Fuente: Journal of applied polymer Lugar: RESEARCH ARTICLE A novel class of transparent flexible epoxy films are developed via fast-curing process using M-XDA as the curing agent, achieved by strategically modulating the molecular ratio of hydrogenated bisphenol A epoxy resin (HBPA) and ethylene glycol diglycidyl ether (EGDE) to optimize optical transparency, flexibility, electrical insulation, and barrier performance.

ABSTRACT
Transparent and flexural epoxy resin represents an emerging class of materials for advanced encapsulation and adhesives in the electronics and semiconductor industries. Although toughening components have been reported to improve EP flexibility, multi-stage curing processes for complete crosslinking require optimization, and EP films' comprehensive properties (flexibility, optical transparency, water barrier, and electrical insulation) have rarely been systematically co-evaluated. To address these challenges, a novel class of transparent and flexible epoxy films was developed through a fast curing process (80°C/20 min) using m-xylylenediamine (M-XDA) as the curing agent. By strategically modulating the molecular ratio of hydrogenated bisphenol A epoxy resin (HBPA) and ethylene glycol diglycidyl ether (EGDE), the optimal balance of multifunctional properties, including exceptional optical transparency, mechanical flexibility, electrical insulation, and barrier performance was achieved.

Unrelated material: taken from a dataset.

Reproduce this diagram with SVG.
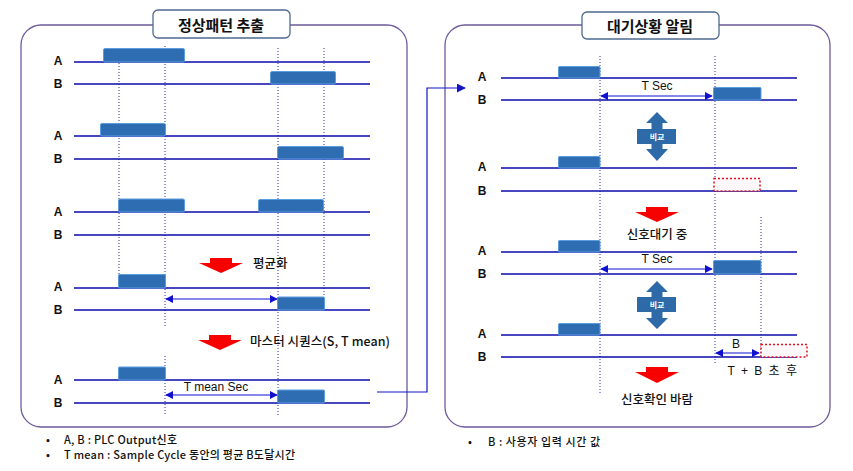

Among the synthesized variants, H3:E7 epoxy demonstrates outstanding characteristics: excellent transparency (transmittance of 90.6%), remarkable flexibility (> 100,000 bending cycles), low water vapor transmission rate (4.1 g·m−2·24 h−1), superior insulation (1.4 × 1014 Ω·cm) and high adhesive strength (13.4 MPa). Isothermal curing kinetics analysis confirms the scientific validity of the optimized 80°C/20 min rapid-curing protocol. This work establishes a facile yet effective methodology to expand the application scope of epoxy resins in high-value technological domains.